No doubt, No Reply At All with its surprisingly easy to integrate RnB horns and odd jittery guitar riff, combined with its valentine candy heart center, makes it the band's best of all time, an alchemy of all their strengths in one tune. Meanwhile, even more than Duke's electric piano sound, this song shows they had already drawn up the blueprint designed to show how Genesis could melt up into pop superstars playing uptempo accessible fluff if asked to.

Hence, this is also the band's zenith. While other albums had bigger selling hits, and while Phil's solo career would produce music of the same caliber or better, Genesis itself became a prisoner of its own success and became more and more ersatz as time went on even as it was able to often achieve greater sales stats. It was really only downhill on a gentle slope from here, like a bikeride in the park on the way back home from lunch.

On Abacab they're still in it for the music, tho, so the title track is a jam that keeps it simple stupid with its sawing synths while still stretching out some in the end in a pleasing way that shows the band communicating within and without a rubbery guitar solo coda.

Me and Sara Jane sounds like an outtake from Face Value given its storytelling lyrics, but the songwriting credit goes to Banks only. Nonetheless, it has a slow beginning which then pops into a nice chorus. It is reminiscent of a lot of the songs on Duke as well but fits the Abacab album well due to its uptempo arrangement.

Keep It Dark, however, is one of the songs that grates on my nerves a little. Not like Who Dunnit (a total throwaway) but though the fat synth stabs are interesting and the post-chorus breakdown is ok, it has that kind of winking perv Benny Hill English humor vibe to it. Following a tale of earnest childhood love, it's jarring.

Dodo/Lurker is another suite-like track that was originally part of something larger, apparently. The song has a funky bubbling drum thrust and some urgent sounding vocals, but Dodo elicits a tad less sympathy than Duke-o because Duke was a real person and Dodo is what, a bird? Even Phil does not know where he goes or what he really does. Like the crime at the heart of the dismal Who Dunnit, Phil is shadowboxing with his heartbreak here rather than confronting the crimes head-on, and it becomes circumspect. The 8 bar breakdown with the odd synth line doesn't help explain things either, only complicates without discernible cause. Thus, despite the interesting guitar pluck section, a decent chorus and an interesting loopy Banks solo, it is not as strong a piece as Duke's Travels.

Still, It does entertain with Genesis' newfound mastery of the single synth line carrying a whole song rather than trying to orchestrate a mini symphony every time, which is a relief.

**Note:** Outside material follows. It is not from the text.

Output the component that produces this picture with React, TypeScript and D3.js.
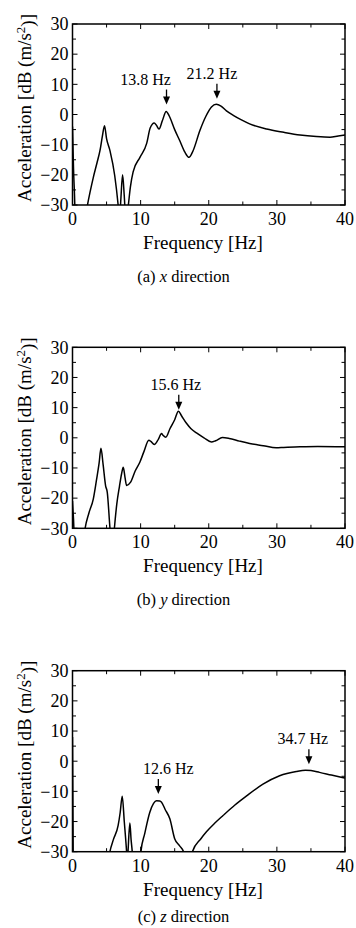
import React from "react";
import * as d3 from "d3";

type Pt = [number, number];

// frequency [Hz], acceleration [dB]
const xDirection: Pt[] = [
  [0, -4], [0.15, -18], [0.3, -27], [0.4, -34], [1.9, -34], [2.2, -30], [2.6, -25.5],
  [3.05, -20.9], [3.6, -16], [4.03, -12], [4.4, -7], [4.7, -3.7], [5.0, -8], [5.5, -12],
  [6.2, -20.3], [6.7, -30], [6.9, -35], [7.1, -28], [7.35, -20], [7.6, -27], [7.8, -34],
  [8.0, -34], [8.2, -30], [8.5, -24], [8.9, -19], [9.9, -14.2], [10.9, -9.5], [11.4, -4.5],
  [12.0, -2.8], [12.3, -3.5], [12.7, -4.8], [13.2, -2], [13.75, 1.0], [14.2, -0.5],
  [15.0, -5], [15.75, -8.7], [16.5, -12.5], [17.1, -14.2], [17.7, -12], [18.7, -5.3],
  [19.6, -0.5], [20.4, 2.5], [21.1, 3.4], [21.8, 2.8], [22.6, 1.2], [23.6, -0.3],
  [24.8, -1.8], [26, -3.1], [28.5, -4.8], [31, -5.9], [33.4, -6.8], [35.8, -7.3],
  [37.8, -7.5], [39, -7.1], [40, -6.8],
];

const yDirection: Pt[] = [
  [0, -21], [0.15, -27], [0.3, -34], [1.6, -34], [1.85, -30], [2.4, -25], [3.05, -20.3],
  [3.54, -13.7], [3.9, -8.5], [4.18, -3.5], [4.5, -9], [4.86, -15.9], [5.1, -18], [5.5, -30],
  [5.65, -34], [6.0, -34], [6.15, -30], [6.5, -22], [6.9, -16], [7.2, -12], [7.45, -9.8],
  [7.7, -13], [7.94, -15.8], [8.5, -14.8], [9.2, -11], [9.9, -8], [10.5, -4.5], [11.2, -0.8],
  [11.5, -1.2], [12.0, -2.2], [12.6, -0.5], [13.07, 1.4], [13.3, 0.8], [13.7, 0.2], [14.3, 3],
  [15.0, 6.0], [15.55, 8.8], [16.0, 7.3], [16.7, 4.9], [17.4, 3.0], [18.2, 1.6], [19.3, 0],
  [20.4, -1.4], [21.0, -1.0], [22.0, 0.1], [23.0, -0.2], [24.5, -1.1], [26, -1.9], [28, -2.6],
  [29.9, -3.3], [31, -3.2], [33.4, -3.0], [36, -2.9], [40, -3.0],
];

const zDirection: Pt[] = [
  [0, 8], [0.1, -30], [0.15, -34], [5.2, -34], [5.49, -30], [6.0, -26], [6.7, -21.3], [7.0, -17],
  [7.3, -11.6], [7.6, -20], [7.94, -30], [8.05, -34], [8.15, -30], [8.42, -20.5], [8.6, -26],
  [8.77, -30], [8.9, -34], [9.9, -34], [10.04, -30], [10.6, -24], [11.35, -16.9], [11.9, -14],
  [12.33, -13.1], [12.8, -13.2], [13.07, -13.6], [13.6, -16], [14.29, -19.1], [15.0, -25.7],
  [15.7, -28], [16.3, -30], [16.5, -34], [17.4, -34], [17.6, -30], [18.85, -25.7],
  [19.66, -23.4], [20.9, -20.5], [22.1, -18], [23.8, -14.6], [25.5, -11.6], [27.96, -7.6],
  [30.4, -4.8], [32.85, -3.4], [34.2, -3.0], [35, -3.1], [36.26, -3.7], [38, -4.6], [40, -5.6],
];

const freqTicks = [0, 10, 20, 30, 40];
const freqMinor = [5, 15, 25, 35];
const dbTicks = [-30, -20, -10, 0, 10, 20, 30];
const dbMinor = [-25, -15, -5, 5, 15, 25];

// peak markers: frequency, dB where the arrow tip points, text nudge
const xPeaks = [
  { f: 13.8, tip: 3.3, dx: -21 },
  { f: 21.2, tip: 5.2, dx: -5 },
];
const yPeaks = [{ f: 15.6, tip: 9.3, dx: -3 }];
const zPeaks = [
  { f: 12.6, tip: -10.9, dx: 10 },
  { f: 34.7, tip: -1.0, dx: -6 },
];

const FONT = "Times New Roman, Liberation Serif, Times, serif";
const LEFT = 72.5;
const PW = 272.5;
const PH = 181;

interface PanelProps {
  top: number;
  data: Pt[];
  peaks: { f: number; tip: number; dx: number }[];
  caption: string;
  axisName: string;
  id: string;
}

const Panel: React.FC<PanelProps> = ({ top, data, peaks, caption, axisName, id }) => {
  const x = d3.scaleLinear().domain([0, 40]).range([LEFT, LEFT + PW]);
  const y = d3.scaleLinear().domain([-30, 30]).range([top + PH, top]);
  const line = d3
    .line<Pt>()
    .x((d) => x(d[0]))
    .y((d) => y(d[1]))
    .curve(d3.curveMonotoneX);

  const bottom = top + PH;
  const right = LEFT + PW;

  return (
    <g fontFamily={FONT}>
      <defs>
        <clipPath id={id}>
          <rect x={LEFT} y={top} width={PW} height={PH} />
        </clipPath>
      </defs>
      <path d={line(data) ?? ""} fill="none" stroke="#000" strokeWidth={1.5} clipPath={`url(#${id})`} />

      {/* ticks on all four sides, pointing in */}
      {freqTicks.concat(freqMinor).map((f) => {
        const len = freqTicks.includes(f) ? 5 : 3.5;
        return (
          <g key={"fx" + f} stroke="#000" strokeWidth={1}>
            <line x1={x(f)} x2={x(f)} y1={bottom} y2={bottom - len} />
            <line x1={x(f)} x2={x(f)} y1={top} y2={top + len} />
          </g>
        );
      })}
      {dbTicks.concat(dbMinor).map((v) => {
        const len = dbTicks.includes(v) ? 5 : 3.5;
        return (
          <g key={"dy" + v} stroke="#000" strokeWidth={1}>
            <line x1={LEFT} x2={LEFT + len} y1={y(v)} y2={y(v)} />
            <line x1={right} x2={right - len} y1={y(v)} y2={y(v)} />
          </g>
        );
      })}
      <rect x={LEFT} y={top} width={PW} height={PH} fill="none" stroke="#000" strokeWidth={1.5} />

      {freqTicks.map((f) => (
        <text key={"fl" + f} x={x(f)} y={bottom + 20} textAnchor="middle" fontSize={18}>
          {f}
        </text>
      ))}
      {dbTicks.map((v) => (
        <text key={"dl" + v} x={LEFT - 4} y={y(v)} dy="0.35em" textAnchor="end" fontSize={18}>
          {v < 0 ? "\u2212" + Math.abs(v) : v}
        </text>
      ))}

      <text x={203} y={top + 225} textAnchor="middle" fontSize={19}>
        Frequency [Hz]
      </text>
      <text transform={`translate(31,${top + 84}) rotate(-90)`} textAnchor="middle" fontSize={19}>
        Acceleration [dB (m/s
        <tspan dy="-0.45em" fontSize={13}>2</tspan>
        <tspan dy="0.45em">)]</tspan>
      </text>

      {peaks.map((p) => {
        const px = x(p.f);
        const ty = y(p.tip);
        return (
          <g key={"pk" + p.f}>
            <line x1={px} x2={px} y1={ty - 15} y2={ty - 6} stroke="#000" strokeWidth={1.3} />
            <path d={`M${px - 3.5},${ty - 8} L${px + 3.5},${ty - 8} L${px},${ty} Z`} fill="#000" />
            <text x={px + p.dx} y={ty - 20} textAnchor="middle" fontSize={16}>
              {p.f.toFixed(1)} Hz
            </text>
          </g>
        );
      })}

      {/* the last caption sits at the bottom edge of the page */}
      <text x={183.5} y={Math.min(top + 258, 922)} textAnchor="middle" fontSize={16.5}>
        ({axisName}) <tspan fontStyle="italic">{caption}</tspan> direction
      </text>
    </g>
  );
};

export default function App() {
  return (
    <svg
      width={356}
      height={928}
      viewBox="0 0 356 928"
      style={{ position: "absolute", left: 0, top: 0, background: "#fff" }}
    >
      <rect width={356} height={928} fill="#fff" />
      <Panel id="cx" top={24} data={xDirection} peaks={xPeaks} axisName="a" caption="x" />
      <Panel id="cy" top={347.3} data={yDirection} peaks={yPeaks} axisName="b" caption="y" />
      <Panel id="cz" top={670.7} data={zDirection} peaks={zPeaks} axisName="c" caption="z" />
    </svg>
  );
}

It's somehow more accessible and less accessible than many of Duke's more melodically rich songs, capturing the new Genesis (while leaving off Naminanu and other strong tracks because they don't fit this new machine mold).

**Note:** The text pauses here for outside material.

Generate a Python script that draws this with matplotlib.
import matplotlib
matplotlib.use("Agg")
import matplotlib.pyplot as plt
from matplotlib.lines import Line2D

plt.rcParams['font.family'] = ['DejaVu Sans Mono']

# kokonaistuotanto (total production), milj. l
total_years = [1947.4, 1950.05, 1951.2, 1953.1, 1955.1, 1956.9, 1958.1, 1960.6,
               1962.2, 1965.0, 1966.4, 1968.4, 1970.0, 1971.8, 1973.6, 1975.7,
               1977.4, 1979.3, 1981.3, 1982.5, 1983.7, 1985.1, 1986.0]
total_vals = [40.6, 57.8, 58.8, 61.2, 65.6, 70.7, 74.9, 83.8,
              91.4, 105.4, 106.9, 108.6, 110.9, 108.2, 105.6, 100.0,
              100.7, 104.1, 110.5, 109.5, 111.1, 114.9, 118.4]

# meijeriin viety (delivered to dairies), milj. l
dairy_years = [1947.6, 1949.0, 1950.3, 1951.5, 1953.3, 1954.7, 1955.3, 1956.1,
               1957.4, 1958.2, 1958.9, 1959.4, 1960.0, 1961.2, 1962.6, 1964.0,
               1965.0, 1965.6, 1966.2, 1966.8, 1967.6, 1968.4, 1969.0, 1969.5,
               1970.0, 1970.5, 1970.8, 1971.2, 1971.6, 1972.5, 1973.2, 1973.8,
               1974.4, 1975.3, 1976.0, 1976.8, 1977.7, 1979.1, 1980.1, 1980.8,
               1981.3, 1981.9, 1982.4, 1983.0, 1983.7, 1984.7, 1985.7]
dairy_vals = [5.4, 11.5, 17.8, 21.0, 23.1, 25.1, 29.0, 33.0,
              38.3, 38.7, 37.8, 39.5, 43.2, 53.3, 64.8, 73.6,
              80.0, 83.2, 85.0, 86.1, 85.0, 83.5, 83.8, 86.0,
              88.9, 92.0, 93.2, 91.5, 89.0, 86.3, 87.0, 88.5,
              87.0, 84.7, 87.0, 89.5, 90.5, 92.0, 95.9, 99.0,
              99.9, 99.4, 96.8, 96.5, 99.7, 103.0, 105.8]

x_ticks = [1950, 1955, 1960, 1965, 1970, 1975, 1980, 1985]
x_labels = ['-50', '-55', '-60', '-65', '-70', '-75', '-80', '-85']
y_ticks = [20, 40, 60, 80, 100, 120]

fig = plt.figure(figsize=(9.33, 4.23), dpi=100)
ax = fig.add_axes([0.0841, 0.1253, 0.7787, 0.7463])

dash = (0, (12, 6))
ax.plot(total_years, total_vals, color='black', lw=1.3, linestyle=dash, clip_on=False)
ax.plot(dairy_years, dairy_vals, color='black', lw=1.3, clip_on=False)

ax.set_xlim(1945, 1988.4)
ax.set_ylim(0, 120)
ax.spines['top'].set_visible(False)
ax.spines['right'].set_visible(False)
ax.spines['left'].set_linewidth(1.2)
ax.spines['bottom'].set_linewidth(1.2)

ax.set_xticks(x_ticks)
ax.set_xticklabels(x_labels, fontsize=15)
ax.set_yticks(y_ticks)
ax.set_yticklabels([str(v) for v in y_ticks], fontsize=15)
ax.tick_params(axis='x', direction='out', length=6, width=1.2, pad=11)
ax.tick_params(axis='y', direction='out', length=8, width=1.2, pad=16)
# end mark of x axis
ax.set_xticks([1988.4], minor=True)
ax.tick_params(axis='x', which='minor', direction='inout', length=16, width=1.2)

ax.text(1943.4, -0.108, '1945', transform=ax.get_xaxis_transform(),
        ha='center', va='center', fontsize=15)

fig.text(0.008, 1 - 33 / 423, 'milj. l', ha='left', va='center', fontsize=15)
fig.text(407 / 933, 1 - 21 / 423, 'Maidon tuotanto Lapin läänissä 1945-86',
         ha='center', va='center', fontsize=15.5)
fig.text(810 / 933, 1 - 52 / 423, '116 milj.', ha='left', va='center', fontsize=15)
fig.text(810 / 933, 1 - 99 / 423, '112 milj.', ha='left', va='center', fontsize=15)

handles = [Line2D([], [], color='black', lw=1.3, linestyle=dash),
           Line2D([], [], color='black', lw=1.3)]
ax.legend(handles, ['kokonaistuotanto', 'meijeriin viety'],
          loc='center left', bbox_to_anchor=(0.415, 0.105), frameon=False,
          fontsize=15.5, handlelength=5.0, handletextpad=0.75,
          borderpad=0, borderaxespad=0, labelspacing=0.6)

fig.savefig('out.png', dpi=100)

Then of course, the 808 sound finally makes a strong appearance in the form of Man on The Corner, a dry run for the big drum ending of Face Value and was another breakout single that allowed Phil to capture the sound as their signature, a little shaft of modern electronica light emanating from the mostly rock prism. The last two songs Like It Or Not and Another Record close the album out fairly strong but they are not necessarily top shelf tracks. Like it or Not has the vocal yearning of Duke but it sounds like a rock song instead of a pop song due to the tempo and the self-pitying lyrics. (He doesn't recognize her, she just's another face, but why doesn't she come back anyway? Wow, talk about passive aggressive). Another Record starts as a meandering Duke outtake, has a moment of pop piano, and then devolves into a drum workout for Phil without extending either of the previous melodic ideas much. The vocals are a little histrionic for the less interesting lyrical thrust but they "work" much as most of the music Genesis will produce in the next decade does because by by this point in his career Phil is a master and Genesis has become the tuned and toned popular music machine we all know and hate today.